How many lies can be crammed into a single paragraph? Kerry’s description of the American people is a vile slander, and he knows it. Americans are not “united in our determination” to prosecute a colonial war aimed at seizing Iraq’s oil wealth.
There are masses of people in this country who have no sympathy whatsoever with the government’s policies and are revolted by the slaughter of Iraqi men, women and children, as well as the pointless sacrifice of young American soldiers’ lives.
Millions have demonstrated in the streets opposing this war, and recent polls have shown nearly half of the population supporting the withdrawal now of American soldiers occupying that country.
While Kerry now reduces disagreements over “how we went to war” to an irrelevancy, that was not what he was saying when he ran in the Democratic primaries. Then he denounced the Bush administration for “misleading the American people,” asserted that he would not have gone to war, and even claimed that he himself was fooled when he voted to authorize a US invasion—all in an attempt to deceive a Democratic electorate that was overwhelmingly anti-war.
As Kerry well knows, the candidate who espoused the pro-war views he now advances—Connecticut senator and Democratic vice presidential candidate in 2000 Joseph Lieberman—rarely got more than 10 percent of the vote, and generally far less. His campaign collapsed above all because he was defending a war policy that the vast majority of Democratic voters strongly oppose. Nothing could more clearly expose the nomination process as a means of hoodwinking the American people than the contrast between Kerry’s anti-war posturing during the primaries and his unvarnished pro-war policy today.
Kerry’s dismissal of Iraqi resistance to US occupation as the work of “extremists” is another contemptible lie. Coming in the midst of the continuing bloodbath in Fallujah, Baghdad and other cities, Kerry’s use of the word constitutes a clear endorsement of mass killing.
The Democratic candidate declares that if US generals ask for more troops, “we should deploy them.” He adds: “We owe it to our soldiers and Marines to use absolutely every tool we can muster to help them succeed in their mission without exposing them to unnecessary risk.”
What does he have in mind? The US military is already killing Iraqis with F-16 fighter jets, Apache helicopters, Abrams tanks, missiles and cluster bombs. Is he suggesting that the tools of Vietnam—B-52s, carpet bombing and napalm—be brought to bear against Iraqi cities?

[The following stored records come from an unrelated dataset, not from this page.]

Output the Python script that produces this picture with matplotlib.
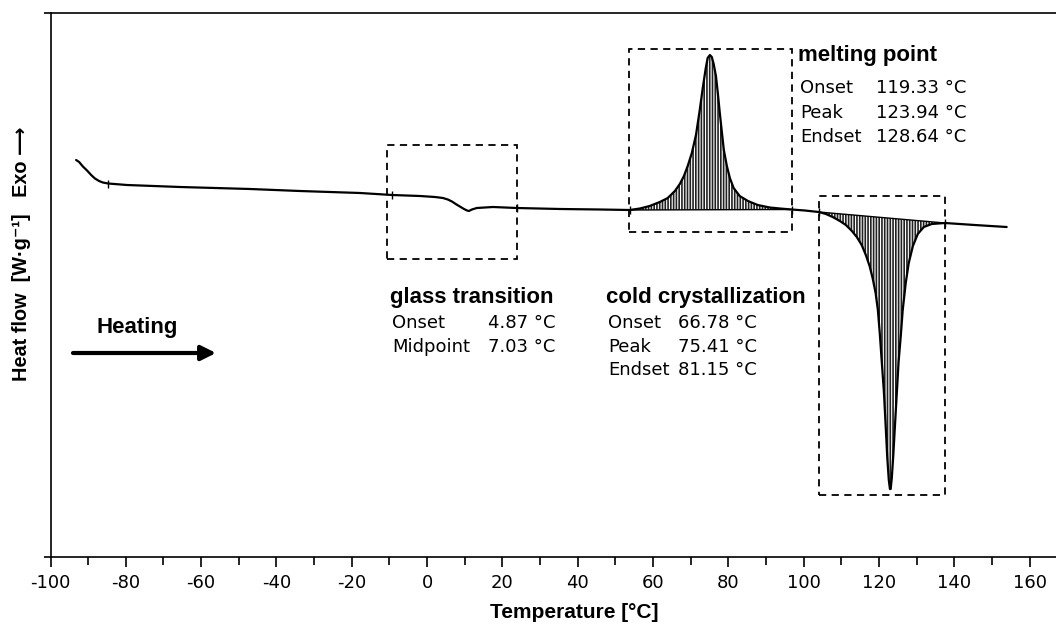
import numpy as np
import matplotlib
matplotlib.use("Agg")
import matplotlib.pyplot as plt
from matplotlib.patches import Rectangle
from matplotlib.ticker import MultipleLocator

# ---------------- data ----------------
temperature = [-93.2, -92.4, -91.4, -90.3, -89.2, -88.2, -87.1, -86.1, -84.7, -79.7,
               -65.6, -47.0, -33.8, -17.8, -9.3, -1.9, 2.1, 4.2, 5.5, 6.6,
               7.6, 8.7, 9.8, 10.6, 11.1, 11.9, 13.2, 17.5, 23.8, 35.3,
               45.9,
               53.8, 56.5, 59.1, 61.8, 63.9, 65.8, 67.1, 68.2, 69.2, 70.3,
               71.4, 72.4, 73.2, 74.0, 74.5, 75.1, 75.6, 76.1, 76.7, 77.2,
               77.7, 78.3, 78.8, 79.6, 80.4, 81.4, 83.0, 85.2, 87.8, 91.0,
               93.7, 96.8, 100.3,
               104.0, 105.9, 107.7, 109.6, 111.2, 112.8, 114.1, 115.4, 116.5, 117.5,
               118.3, 119.1, 119.7, 120.2, 120.7, 121.3, 121.8, 122.2, 122.6, 122.9,
               123.1, 123.4, 123.8, 124.2, 124.7, 125.2, 125.8, 126.3, 127.1, 127.9,
               129.0, 130.3, 131.9, 134.0, 137.5, 145.4, 153.9]
heat_flow = [397, 395, 390.5, 386.5, 382, 378.5, 376, 374.5, 373.5, 372,
             370, 368, 366, 364, 362, 361, 360, 359, 357.5, 355.5,
             353, 350.5, 348, 346.5, 346, 347.5, 349, 350, 349, 348,
             347.5,
             347, 348.5, 351, 355, 359, 366, 373, 381, 391, 404,
             422, 447, 469, 489, 499, 502, 500, 493, 481, 464,
             445, 424, 407, 391, 379, 369, 361, 356, 352, 349.5,
             348.5, 347.5, 346.5,
             345, 343, 340, 336, 332, 326, 320, 312, 302, 291,
             279, 264, 247, 224, 197, 165, 129, 99, 77, 68,
             68, 79, 102, 129, 162, 195, 222, 247, 274, 294,
             311, 323, 330, 333, 334, 332, 330]

cryst_range = (53.8, 96.8)     # integration limits, cold crystallization
melt_range = (104.0, 137.5)    # integration limits, melting

limit_T = [-84.7, -9.3, 23.8, 53.8, 96.8, 104.0, 137.5]
limit_y = [373.5, 362, 349, 347, 347.5, 345, 334]

# dashed frames: (T_left, T_right, y_bottom, y_top)
glass_box = (-10.6, 23.8, 298, 412)
cryst_box = (53.6, 96.9, 325, 508)
melt_box = (104.0, 137.5, 62, 361)

x_ticks = list(range(-100, 161, 20))

glass_labels = ["Onset", "Midpoint"]
glass_values = ["4.87 °C", "7.03 °C"]
cryst_labels = ["Onset", "Peak", "Endset"]
cryst_values = ["66.78 °C", "75.41 °C", "81.15 °C"]
melt_labels = ["Onset", "Peak", "Endset"]
melt_values = ["119.33 °C", "123.94 °C", "128.64 °C"]

# ---------------- figure ----------------
W, H = 1056, 629
plt.rcParams['hatch.linewidth'] = 1.2

fig = plt.figure(figsize=(W / 100, H / 100), dpi=100)
ax = fig.add_axes([50.5 / W, 72 / H, 1005.5 / W, 544 / H])
ax.set_xlim(-100, 167.0)
ax.set_ylim(0, 544)

T = np.array(temperature)
Y = np.array(heat_flow)

for lo, hi in (cryst_range, melt_range):
    m = (T >= lo) & (T <= hi)
    ax.fill(T[m], Y[m], facecolor='white', edgecolor='#222222', hatch='||||||',
            linewidth=0, zorder=2)
    ax.plot([T[m][0], T[m][-1]], [Y[m][0], Y[m][-1]], color='black', lw=1.0, zorder=3)

ax.plot(T, Y, color='black', lw=1.6, zorder=4, solid_capstyle='round',
        solid_joinstyle='round')
ax.plot(limit_T, limit_y, ls='none', marker='|', ms=6, mew=1.0, color='black', zorder=5)

for (x0, x1, y0, y1) in (glass_box, cryst_box, melt_box):
    ax.add_patch(Rectangle((x0, y0), x1 - x0, y1 - y0, fill=False, edgecolor='black',
                           lw=1.3, linestyle=(0, (4, 3)), zorder=6))

# axes styling
ax.spines['right'].set_visible(False)
for s in ['left', 'top', 'bottom']:
    ax.spines[s].set_linewidth(1.2)
ax.set_xticks(x_ticks)
ax.set_xticklabels([str(v) for v in x_ticks], fontsize=13, family='DejaVu Sans')
ax.xaxis.set_minor_locator(MultipleLocator(10))
ax.tick_params(axis='x', which='major', direction='out', length=7, width=1.2, pad=5)
ax.tick_params(axis='x', which='minor', direction='out', length=6, width=1.2)
ax.set_yticks([0, 544])
ax.set_yticklabels([])
ax.tick_params(axis='y', direction='out', length=5, width=1.2)


def fpx(x, y):
    return x / W, 1 - y / H


fam = ['Liberation Sans', 'DejaVu Sans']
bold = dict(family=fam, fontweight='bold', fontsize=16)
norm = dict(family='DejaVu Sans', fontsize=13)

fig.text(*fpx(574, 612), 'Temperature [°C]', ha='center', va='center',
         family=fam, fontweight='bold', fontsize=15)
fig.text(*fpx(22, 254), 'Heat flow  [W·g⁻¹]   Exo ⟶', rotation=90,
         ha='center', va='center', family=fam, fontweight='bold', fontsize=14.3)

# glass transition
fig.text(*fpx(390, 303), 'glass transition', ha='left', va='baseline', **bold)
for i, (lab, val) in enumerate(zip(glass_labels, glass_values)):
    yb = 328 + i * 24
    fig.text(*fpx(392, yb), lab, ha='left', va='baseline', **norm)
    fig.text(*fpx(555, yb), val, ha='right', va='baseline', **norm)

# cold crystallization
fig.text(*fpx(606, 303), 'cold crystallization', ha='left', va='baseline', **bold)
for i, (lab, val) in enumerate(zip(cryst_labels, cryst_values)):
    yb = 328 + i * 23.5
    fig.text(*fpx(608, yb), lab, ha='left', va='baseline', **norm)
    fig.text(*fpx(678, yb), val, ha='left', va='baseline', **norm)

# melting point
fig.text(*fpx(798, 61), 'melting point', ha='left', va='baseline', **bold)
for i, (lab, val) in enumerate(zip(melt_labels, melt_values)):
    yb = 93 + i * 24.5
    fig.text(*fpx(800, yb), lab, ha='left', va='baseline', **norm)
    fig.text(*fpx(876, yb), val, ha='left', va='baseline', **norm)

# heating arrow
fig.text(*fpx(97, 333), 'Heating', ha='left', va='baseline', **bold)
ax.annotate('', xy=(216, H - 353), xytext=(73, H - 353), xycoords='figure pixels',
            textcoords='figure pixels',
            arrowprops=dict(arrowstyle='-|>', lw=3, color='black', mutation_scale=22,
                            shrinkA=0, shrinkB=0))

fig.savefig('out.png', dpi=100)
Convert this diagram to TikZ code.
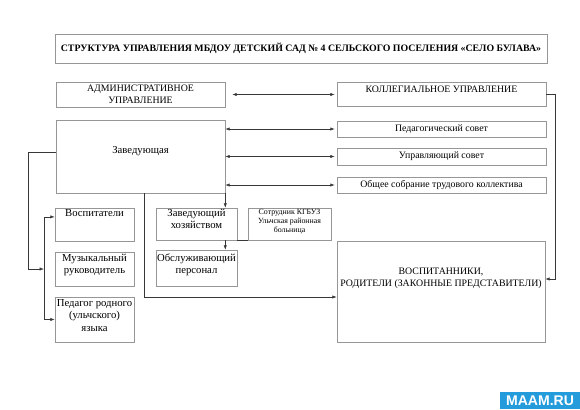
\documentclass[tikz,border=0pt]{standalone}
\usepackage{fontspec}
\setmainfont{Liberation Serif}
\newfontfamily\wmfont{Liberation Sans}
\usetikzlibrary{arrows.meta,positioning,calc}
\definecolor{boxgray}{RGB}{150,150,150}
\definecolor{lingray}{RGB}{55,55,55}
\definecolor{maamblue}{RGB}{36,156,220}
\tikzset{
  box/.style={draw=boxgray, line width=0.4pt, align=center, inner sep=0.5pt},
  ttl/.style={font=\fontsize{7}{8}\selectfont\bfseries},
  txt/.style={font=\fontsize{7}{8.6}\selectfont},
  big/.style={font=\fontsize{7.6}{8.6}\selectfont},
  tiny/.style={font=\fontsize{5.6}{6.6}\selectfont},
  arr/.style={-{Latex[length=1.1mm,width=0.8mm]}, lingray, line width=0.35pt},
  dar/.style={{Latex[length=1.1mm,width=0.8mm]}-{Latex[length=1.1mm,width=0.8mm]}, lingray, line width=0.35pt},
  ln/.style={lingray, line width=0.35pt},
}

\begin{document}
\begin{tikzpicture}
  \useasboundingbox (0,0) rectangle (14.5,10.225);
  % header
  \node[box, ttl, minimum width=12.3cm, minimum height=0.725cm] (title) at (7.525,9.0125)
    {СТРУКТУРА УПРАВЛЕНИЯ МБДОУ ДЕТСКИЙ САД № 4 СЕЛЬСКОГО ПОСЕЛЕНИЯ «СЕЛО БУЛАВА»};
  \node[box, txt, minimum width=4.225cm, minimum height=0.625cm] (adm) at (3.5125,7.8625)
    {АДМИНИСТРАТИВНОЕ\\УПРАВЛЕНИЕ};
  \node[box, txt, minimum width=5.225cm, minimum height=0.6cm, text depth=0.28cm] (koll) at (11.0375,7.8625)
    {КОЛЛЕГИАЛЬНОЕ УПРАВЛЕНИЕ};
  % head and councils
  \node[box, big, minimum width=4.225cm, minimum height=1.825cm, text depth=0.31cm] (zav) at (3.5125,6.3125)
    {Заведующая};
  \node[box, txt, minimum width=5.225cm, minimum height=0.4cm] (ped) at (11.0375,7.0) {Педагогический совет};
  \node[box, txt, minimum width=5.225cm, minimum height=0.425cm] (upr) at (11.0375,6.3125) {Управляющий совет};
  \node[box, txt, minimum width=5.225cm, minimum height=0.4cm] (obsch) at (11.0375,5.6)
    {Общее собрание трудового коллектива};
  % staff
  \node[box, big, minimum width=1.975cm, minimum height=0.825cm, text depth=0.55cm] (vosp) at (2.3625,4.6125)
    {Воспитатели};
  \node[box, big, minimum width=1.975cm, minimum height=0.85cm, text depth=0.25cm] (muz) at (2.3625,3.5)
    {Музыкальный\\руководитель};
  \node[box, big, minimum width=1.975cm, minimum height=1.125cm, text depth=0.2cm] (pedrod) at (2.3625,2.2375)
    {Педагог родного\\(ульчского)\\языка};
  \node[box, big, minimum width=2.025cm, minimum height=0.8cm, text depth=0.25cm] (zhoz) at (4.9125,4.625)
    {Заведующий\\хозяйством};
  \node[box, tiny, minimum width=2.075cm, minimum height=0.8cm, text depth=0.15cm] (sotr) at (7.2375,4.625)
    {Сотрудник КГБУЗ\\Ульчская районная\\больница};
  \node[box, big, minimum width=2.025cm, minimum height=0.9cm, text depth=0.22cm] (obsl) at (4.9125,3.525)
    {Обслуживающий\\персонал};
  \node[box, txt, minimum width=5.2cm, minimum height=2.525cm, text depth=0.7cm] (vospit) at (11.025,2.9375)
    {ВОСПИТАННИКИ,\\РОДИТЕЛИ (ЗАКОННЫЕ ПРЕДСТАВИТЕЛИ)};
  % connectors
  \draw[dar, shorten <=0.175cm, shorten >=0.05cm] (adm) -- (koll);
  \draw[dar, shorten >=0.05cm] (zav.east |- ped) -- (ped);
  \draw[dar, shorten >=0.05cm] (zav.east |- upr) -- (upr);
  \draw[dar, shorten >=0.05cm] (zav.east |- obsch) -- (obsch);
  \draw[arr] (koll.east) -- ++(0.225,0) |- ([yshift=0.3125cm]vospit.east);
  \draw[arr] ([xshift=0.09cm]zav.south) |- ([yshift=-0.1375cm]vospit.west);
  \draw[arr] (zav.south east) -- (zav.south east |- zhoz.north);
  \draw[arr] (zav.south east |- zhoz.south) -- (zav.south east |- obsl.north);
  \draw[ln] (zhoz.south east) -- (sotr.south west);
  \coordinate (jn) at (1.1,3.5);
  \draw[arr] ([yshift=0.11cm]zav.west) -- ++(-0.675,0) |- (jn);
  \draw[arr] (jn) |- ([yshift=0.19cm]vosp.west);
  \draw[arr] (jn) |- (pedrod.west);
  % watermark
  \node[fill=maamblue, text=white, inner sep=0pt, minimum width=2cm, minimum height=0.425cm,
        font=\wmfont\fontsize{10}{10}\selectfont\bfseries] (maam) at (13.5,0.2125) {MAAM.RU};
\end{tikzpicture}
\end{document}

Kerry’s choice of the Post, the semi-official organ of the Washington establishment, to issue his pledge of support for the Iraq war is no accident. When he emerged as the front-runner in the Democratic primaries, it was this newspaper that led the drumbeat within the media demanding that Kerry eschew any connection to the mass anti-war sentiment that he had sought to tap into with a combination of demagogy and claims that he was the only “electable” candidate.
In a February 15 editorial, the Post declared: “Mr. Kerry should clarify what he believes should be the objectives of the US mission in Iraq going forward—and what military and aid commitments he is prepared to make... If he is to offer a credible alternative to Mr. Bush, he must explain how he would manage the real and dangerous challenges the United States now faces in Iraq.”
Kerry has obliged. He has gone all the way, disassociating himself as forcefully as he can from all those who oppose this war. His statement unequivocally brands anti-war sentiment as politically illegitimate.
He is not speaking to those whose votes he sought in the primaries. They count for nothing. Rather, the Democratic candidate is addressing himself directly to the ruling elite, for whom withdrawal from Iraq is not an option. They are determined to crush the resistance of the Iraqi people in order to secure US control of the oil wealth of the Middle East and further their goal of global hegemony. A defeat for US imperialism in Iraq would have catastrophic implications for their geo-strategic and profit interests worldwide.
The main thrust of the Democratic candidate’s message is that the Bush administration is too incompetent and the president himself too stupid to be entrusted with such an important task. He, on the other hand, is prepared to get the job done, no matter what the cost in both Iraqi and American lives.
Kerry’s statement is a damning indictment of all those liberal and “left” groups and publications that have insisted that “anybody but Bush” is the only “realistic” political strategy in the 2004 election. Their railing against anyone who dares to split the “anti-Bush vote” and their dismissal of any attempt at a serious, class-based critique of the Democrats as “sectarian” and “doctrinaire” stands exposed as an unprincipled and cowardly adaptation to the imperialist war cabal in Washington.
Those like the Nation magazine and radical guru Noam Chomsky, who are supporting Kerry, and Ralph Nader, who has tailored his “independent” candidacy to accommodate the Democratic campaign, provide a vital political service to the US political establishment and its war policy. They must fully accept responsibility for the consequences of their support for the Democratic Party and their opposition to the development of a political movement of working people independent of the two-party system. They cannot claim after November that they did not know what they were getting into.
Kerry’s statement constitutes a serious warning. Every effort will be made by both parties to politically disenfranchise the vast numbers of people in the US who oppose the war in Iraq. A bipartisan ban will be in place against any attempt to question the occupation of Iraq in the context of the coming election. Those who persist in demanding the withdrawal of American troops will increasingly be labeled by both parties as accomplices of the Iraqi “extremists” and “terrorists” opposing the US seizure of their country.
Nothing could more clearly demonstrate that the struggle against war can be advanced only through a decisive break with the Democrats and the two-party system. It requires the building of a new mass political movement of working people that fights for a socialist alternative to the policies of militarism and social reaction shared by both Democrats and Republicans.
The Socialist Equality Party and its candidates are intervening in the 2004 election to help create the political conditions for the emergence of such a movement. We will tirelessly raise the demand for the immediate and unconditional withdrawal of all US troops from Iraq, and for holding accountable all those who conspired to launch this war of aggression.